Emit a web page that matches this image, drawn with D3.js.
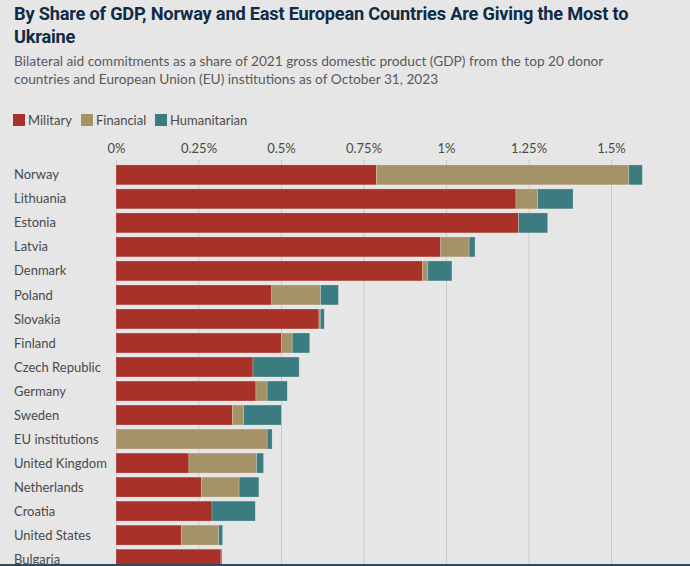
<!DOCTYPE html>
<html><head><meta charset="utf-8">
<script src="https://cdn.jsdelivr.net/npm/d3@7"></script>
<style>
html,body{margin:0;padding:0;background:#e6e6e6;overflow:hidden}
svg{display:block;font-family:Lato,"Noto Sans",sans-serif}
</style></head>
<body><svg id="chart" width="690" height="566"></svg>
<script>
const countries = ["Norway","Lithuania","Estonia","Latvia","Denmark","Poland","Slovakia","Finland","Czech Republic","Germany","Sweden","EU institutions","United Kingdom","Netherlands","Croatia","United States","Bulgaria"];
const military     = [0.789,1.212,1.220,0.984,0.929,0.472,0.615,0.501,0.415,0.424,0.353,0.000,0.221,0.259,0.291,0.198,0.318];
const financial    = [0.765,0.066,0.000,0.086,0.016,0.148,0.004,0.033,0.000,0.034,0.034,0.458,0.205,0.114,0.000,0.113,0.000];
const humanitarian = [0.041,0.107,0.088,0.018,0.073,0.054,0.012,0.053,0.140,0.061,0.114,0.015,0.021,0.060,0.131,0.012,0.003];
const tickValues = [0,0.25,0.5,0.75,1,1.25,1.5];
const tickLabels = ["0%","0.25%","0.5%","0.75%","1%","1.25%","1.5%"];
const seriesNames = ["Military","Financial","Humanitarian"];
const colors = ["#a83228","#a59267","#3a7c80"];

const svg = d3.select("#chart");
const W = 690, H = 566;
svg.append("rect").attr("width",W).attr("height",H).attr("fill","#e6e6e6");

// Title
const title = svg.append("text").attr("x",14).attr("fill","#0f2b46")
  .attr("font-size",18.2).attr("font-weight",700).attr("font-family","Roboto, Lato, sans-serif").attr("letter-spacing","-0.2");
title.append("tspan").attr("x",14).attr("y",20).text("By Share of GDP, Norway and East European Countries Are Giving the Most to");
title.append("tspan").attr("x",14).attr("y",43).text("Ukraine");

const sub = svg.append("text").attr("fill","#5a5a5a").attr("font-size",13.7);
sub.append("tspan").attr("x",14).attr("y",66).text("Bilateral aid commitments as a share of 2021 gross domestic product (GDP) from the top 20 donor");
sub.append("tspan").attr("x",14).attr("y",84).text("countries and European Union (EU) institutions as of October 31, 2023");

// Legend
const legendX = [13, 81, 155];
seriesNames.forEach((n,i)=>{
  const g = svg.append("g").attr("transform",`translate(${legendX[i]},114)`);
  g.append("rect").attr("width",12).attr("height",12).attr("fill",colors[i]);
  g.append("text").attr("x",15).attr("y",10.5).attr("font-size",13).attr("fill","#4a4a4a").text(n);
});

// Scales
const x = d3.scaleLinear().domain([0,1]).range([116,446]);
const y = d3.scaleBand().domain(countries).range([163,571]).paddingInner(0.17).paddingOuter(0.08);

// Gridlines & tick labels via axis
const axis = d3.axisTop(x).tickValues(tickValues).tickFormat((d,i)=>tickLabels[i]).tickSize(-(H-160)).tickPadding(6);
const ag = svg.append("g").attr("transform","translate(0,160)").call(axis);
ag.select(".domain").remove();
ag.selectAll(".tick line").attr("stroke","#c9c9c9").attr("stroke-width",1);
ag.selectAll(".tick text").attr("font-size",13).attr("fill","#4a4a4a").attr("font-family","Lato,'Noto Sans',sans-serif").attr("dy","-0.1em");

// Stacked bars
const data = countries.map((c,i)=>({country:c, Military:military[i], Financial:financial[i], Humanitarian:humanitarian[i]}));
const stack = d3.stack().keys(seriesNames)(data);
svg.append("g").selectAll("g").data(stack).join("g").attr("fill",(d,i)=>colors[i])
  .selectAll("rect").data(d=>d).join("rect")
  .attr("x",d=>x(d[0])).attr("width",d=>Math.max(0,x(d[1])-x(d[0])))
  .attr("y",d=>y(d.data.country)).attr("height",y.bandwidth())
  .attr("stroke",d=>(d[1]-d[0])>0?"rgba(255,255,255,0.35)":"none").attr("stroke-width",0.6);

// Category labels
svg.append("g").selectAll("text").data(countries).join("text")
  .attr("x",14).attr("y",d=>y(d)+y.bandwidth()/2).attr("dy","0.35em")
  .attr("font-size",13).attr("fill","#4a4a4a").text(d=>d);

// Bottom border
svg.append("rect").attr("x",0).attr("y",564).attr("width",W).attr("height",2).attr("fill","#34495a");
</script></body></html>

_AIM OF THE TASK_
All of the lines above should be printed exactly, minus the pictures.

_FINISHED ANSWER_
Emit a web page that matches this image, drawn with D3.js.
<!DOCTYPE html>
<html><head><meta charset="utf-8">
<script src="https://cdn.jsdelivr.net/npm/d3@7"></script>
<style>
html,body{margin:0;padding:0;background:#e6e6e6;overflow:hidden}
svg{display:block;font-family:Lato,"Noto Sans",sans-serif}
</style></head>
<body><svg id="chart" width="690" height="566"></svg>
<script>
const countries = ["Norway","Lithuania","Estonia","Latvia","Denmark","Poland","Slovakia","Finland","Czech Republic","Germany","Sweden","EU institutions","United Kingdom","Netherlands","Croatia","United States","Bulgaria"];
const military     = [0.789,1.212,1.220,0.984,0.929,0.472,0.615,0.501,0.415,0.424,0.353,0.000,0.221,0.259,0.291,0.198,0.318];
const financial    = [0.765,0.066,0.000,0.086,0.016,0.148,0.004,0.033,0.000,0.034,0.034,0.458,0.205,0.114,0.000,0.113,0.000];
const humanitarian = [0.041,0.107,0.088,0.018,0.073,0.054,0.012,0.053,0.140,0.061,0.114,0.015,0.021,0.060,0.131,0.012,0.003];
const tickValues = [0,0.25,0.5,0.75,1,1.25,1.5];
const tickLabels = ["0%","0.25%","0.5%","0.75%","1%","1.25%","1.5%"];
const seriesNames = ["Military","Financial","Humanitarian"];
const colors = ["#a83228","#a59267","#3a7c80"];

const svg = d3.select("#chart");
const W = 690, H = 566;
svg.append("rect").attr("width",W).attr("height",H).attr("fill","#e6e6e6");

// Title
const title = svg.append("text").attr("x",14).attr("fill","#0f2b46")
  .attr("font-size",18.2).attr("font-weight",700).attr("font-family","Roboto, Lato, sans-serif").attr("letter-spacing","-0.2");
title.append("tspan").attr("x",14).attr("y",20).text("By Share of GDP, Norway and East European Countries Are Giving the Most to");
title.append("tspan").attr("x",14).attr("y",43).text("Ukraine");

const sub = svg.append("text").attr("fill","#5a5a5a").attr("font-size",13.7);
sub.append("tspan").attr("x",14).attr("y",66).text("Bilateral aid commitments as a share of 2021 gross domestic product (GDP) from the top 20 donor");
sub.append("tspan").attr("x",14).attr("y",84).text("countries and European Union (EU) institutions as of October 31, 2023");

// Legend
const legendX = [13, 81, 155];
seriesNames.forEach((n,i)=>{
  const g = svg.append("g").attr("transform",`translate(${legendX[i]},114)`);
  g.append("rect").attr("width",12).attr("height",12).attr("fill",colors[i]);
  g.append("text").attr("x",15).attr("y",10.5).attr("font-size",13).attr("fill","#4a4a4a").text(n);
});

// Scales
const x = d3.scaleLinear().domain([0,1]).range([116,446]);
const y = d3.scaleBand().domain(countries).range([163,571]).paddingInner(0.17).paddingOuter(0.08);

// Gridlines & tick labels via axis
const axis = d3.axisTop(x).tickValues(tickValues).tickFormat((d,i)=>tickLabels[i]).tickSize(-(H-160)).tickPadding(6);
const ag = svg.append("g").attr("transform","translate(0,160)").call(axis);
ag.select(".domain").remove();
ag.selectAll(".tick line").attr("stroke","#c9c9c9").attr("stroke-width",1);
ag.selectAll(".tick text").attr("font-size",13).attr("fill","#4a4a4a").attr("font-family","Lato,'Noto Sans',sans-serif").attr("dy","-0.1em");

// Stacked bars
const data = countries.map((c,i)=>({country:c, Military:military[i], Financial:financial[i], Humanitarian:humanitarian[i]}));
const stack = d3.stack().keys(seriesNames)(data);
svg.append("g").selectAll("g").data(stack).join("g").attr("fill",(d,i)=>colors[i])
  .selectAll("rect").data(d=>d).join("rect")
  .attr("x",d=>x(d[0])).attr("width",d=>Math.max(0,x(d[1])-x(d[0])))
  .attr("y",d=>y(d.data.country)).attr("height",y.bandwidth())
  .attr("stroke",d=>(d[1]-d[0])>0?"rgba(255,255,255,0.35)":"none").attr("stroke-width",0.6);

// Category labels
svg.append("g").selectAll("text").data(countries).join("text")
  .attr("x",14).attr("y",d=>y(d)+y.bandwidth()/2).attr("dy","0.35em")
  .attr("font-size",13).attr("fill","#4a4a4a").text(d=>d);

// Bottom border
svg.append("rect").attr("x",0).attr("y",564).attr("width",W).attr("height",2).attr("fill","#34495a");
</script></body></html>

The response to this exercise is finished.